Having decided to walk the Thames Path National Trail from the source to the Thames Barrier, I am dropped off by my better half just north of the village of Kemble – the alleged/most popular source of the mighty River Isis. A few fields away there is a stone marker and signpost marking the sacred spot, though no water, and it’s not until you’re a few fields on that a stream materialises. At the first road bridge the water is sparkling clear, and it’s quite exciting to think this is the start of the awesome Thames that flows through London.
After trekking approx. 16 miles, broadly following the course of the river, I reach Castle Eaton, just three miles on from Cricklade, and call it quits. Husband Tim has been out cycling all day and meets me at the village pub, the Red Lion, with its tempting waterside garden. We drive back to YHA Cotswold in Cirencester, which is 4 miles from Kemble. This youth hostel is right in the centre of town, just a few steps from Brewery car park (with conveniently free parking after 3 pm).

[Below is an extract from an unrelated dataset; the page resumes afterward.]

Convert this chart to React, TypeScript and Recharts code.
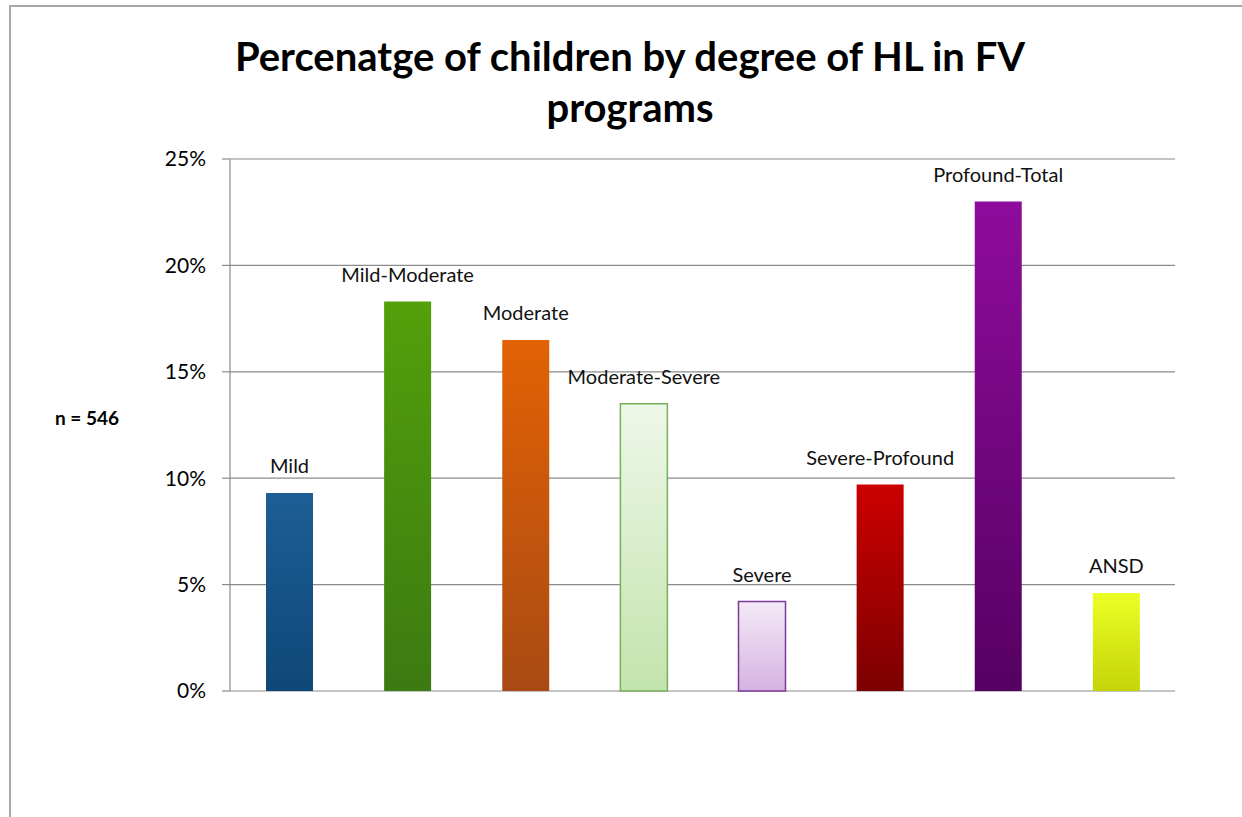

The boutique hostel is in an old-looking building called The Barrel Store, linked to the New Brewery Arts Centre. Inside it is very modern and quite minimalist. The kitchen/diner/lounge is all in one with no aspect, but it serves the purpose and we are the only ones using the facility so it is quite relaxed (I guess the temptation of town and local eateries are too much for other guests). The kitchen is well equipped, and the only thing missing is a freezer to refreeze our cool packs.

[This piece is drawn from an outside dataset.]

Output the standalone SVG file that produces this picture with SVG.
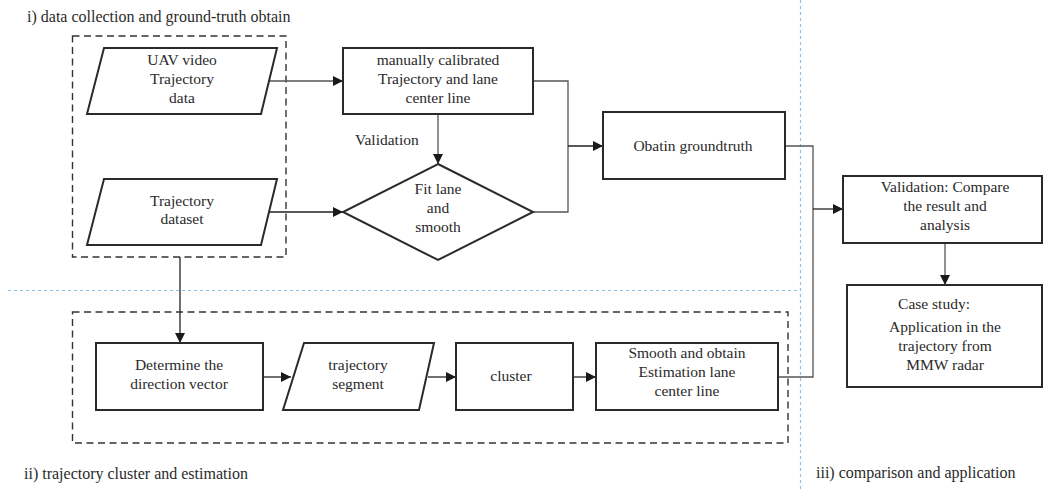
<svg xmlns="http://www.w3.org/2000/svg" width="1044" height="489" viewBox="0 0 1044 489">
<style>
.c{text-anchor:middle}
.box{fill:#fff;stroke:#2a2a2a;stroke-width:2}
.dash{fill:none;stroke:#333;stroke-width:1.4;stroke-dasharray:7,4.5}
.blue{fill:none;stroke:#8cc0e6;stroke-width:1.2;stroke-dasharray:3,3}
.conn{fill:none;stroke:#555;stroke-width:1.3}
.conn2{fill:none;stroke:#222;stroke-width:1.3}
</style>
<defs>
<marker id="ah" viewBox="0 0 10 10" refX="10" refY="5" markerWidth="10" markerHeight="10" markerUnits="userSpaceOnUse" orient="auto">
<path d="M0,0 L10,5 L0,10 Z" fill="#1a1a1a"/>
</marker>
</defs>
<rect width="1044" height="489" fill="#fff"/>
<g font-family="Liberation Serif, serif" font-size="15.5" fill="#2a2a2a">
<g id="regions">
<line class="blue" x1="800.5" y1="0" x2="800.5" y2="489"/>
<line class="blue" x1="8" y1="290.5" x2="800" y2="290.5"/>
<rect class="dash" x="72.5" y="36" width="213.5" height="221"/>
<rect class="dash" x="72.5" y="312" width="715.5" height="131"/>
<text font-size="16" x="27" y="22">i) data collection and ground-truth obtain</text>
<text font-size="16" x="24" y="479">ii) trajectory cluster and estimation</text>
<text font-size="16" x="816" y="478">iii) comparison and application</text>
</g>
<g id="connectors">
<line class="conn" x1="269" y1="81" x2="343" y2="81" marker-end="url(#ah)"/>
<line class="conn2" x1="269" y1="212" x2="343" y2="212" marker-end="url(#ah)"/>
<line class="conn" x1="438" y1="114" x2="438" y2="164" marker-end="url(#ah)"/>
<text x="355" y="145">Validation</text>
<polyline class="conn" points="533,81 568,81 568,212 533,212"/>
<line class="conn2" x1="568" y1="146" x2="603" y2="146" marker-end="url(#ah)"/>
<polyline class="conn" points="785,146 813,146 813,377 778,377"/>
<line class="conn2" x1="813" y1="209" x2="843" y2="209" marker-end="url(#ah)"/>
<line class="conn" x1="945" y1="243" x2="945" y2="285" marker-end="url(#ah)"/>
<line class="conn2" x1="180" y1="257" x2="180" y2="343" marker-end="url(#ah)"/>
<line class="conn2" x1="263" y1="377" x2="291" y2="377" marker-end="url(#ah)"/>
<line class="conn2" x1="428" y1="377" x2="456" y2="377" marker-end="url(#ah)"/>
<line class="conn2" x1="573" y1="377" x2="596" y2="377" marker-end="url(#ah)"/>
</g>
<g id="uav">
<polygon class="box" points="104,48 277,48 261,114 87,114"/>
<text class="c" x="182" y="65">UAV video</text>
<text class="c" x="182" y="84">Trajectory</text>
<text class="c" x="182" y="103">data</text>
</g>
<g id="dataset">
<polygon class="box" points="104,179 277,179 261,245 87,245"/>
<text class="c" x="182" y="206">Trajectory</text>
<text class="c" x="182" y="224">dataset</text>
</g>
<g id="manual">
<rect class="box" x="343" y="48" width="190" height="66"/>
<text class="c" x="438" y="65">manually calibrated</text>
<text class="c" x="438" y="84">Trajectory and lane</text>
<text class="c" x="438" y="103">center line</text>
</g>
<g id="fit">
<polygon class="box" points="438,164 533,212 438,260 343,212"/>
<text class="c" x="438" y="194">Fit lane</text>
<text class="c" x="438" y="213">and</text>
<text class="c" x="438" y="232">smooth</text>
</g>
<g id="groundtruth">
<rect class="box" x="603" y="112" width="182" height="67"/>
<text class="c" x="693" y="151">Obatin groundtruth</text>
</g>
<g id="validation">
<rect class="box" x="843" y="176" width="199" height="67"/>
<text class="c" x="945" y="192">Validation: Compare</text>
<text class="c" x="945" y="211">the result and</text>
<text class="c" x="945" y="230">analysis</text>
</g>
<g id="casestudy">
<rect class="box" x="847" y="285" width="195" height="102"/>
<text class="c" x="934" y="309">Case study:</text>
<text class="c" x="945" y="332">Application in the</text>
<text class="c" x="945" y="351">trajectory from</text>
<text class="c" x="945" y="370">MMW radar</text>
</g>
<g id="direction">
<rect class="box" x="96" y="343" width="167" height="67"/>
<text class="c" x="179" y="370">Determine the</text>
<text class="c" x="179" y="389">direction vector</text>
</g>
<g id="segment">
<polygon class="box" points="304,343 434,343 419,410 283,410"/>
<text class="c" x="358" y="370">trajectory</text>
<text class="c" x="358" y="389">segment</text>
</g>
<g id="cluster">
<rect class="box" x="456" y="343" width="117" height="67"/>
<text class="c" x="511" y="381">cluster</text>
</g>
<g id="smooth">
<rect class="box" x="596" y="343" width="182" height="67"/>
<text class="c" x="687" y="358">Smooth and obtain</text>
<text class="c" x="687" y="377">Estimation lane</text>
<text class="c" x="687" y="396">center line</text>
</g>
</g>
</svg>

I am staying in a four-bedded dorm, while Tim somehow manages to end up in his own single room (it’s Easter Sunday and the place is very quiet). I enjoy a lovely hot shower in the en-suite wet room; as the whole bathroom floor takes a while to drain away, my poor tired feet get a prolonged soaking. The following morning, we leave before 8 am (when parking charges kick in). Next stop on the Thames Path is Tadpole Bridge (where we stayed at a nearby campsite – Lincoln Farm Park, Standlake, ideally situated for the next couple of legs.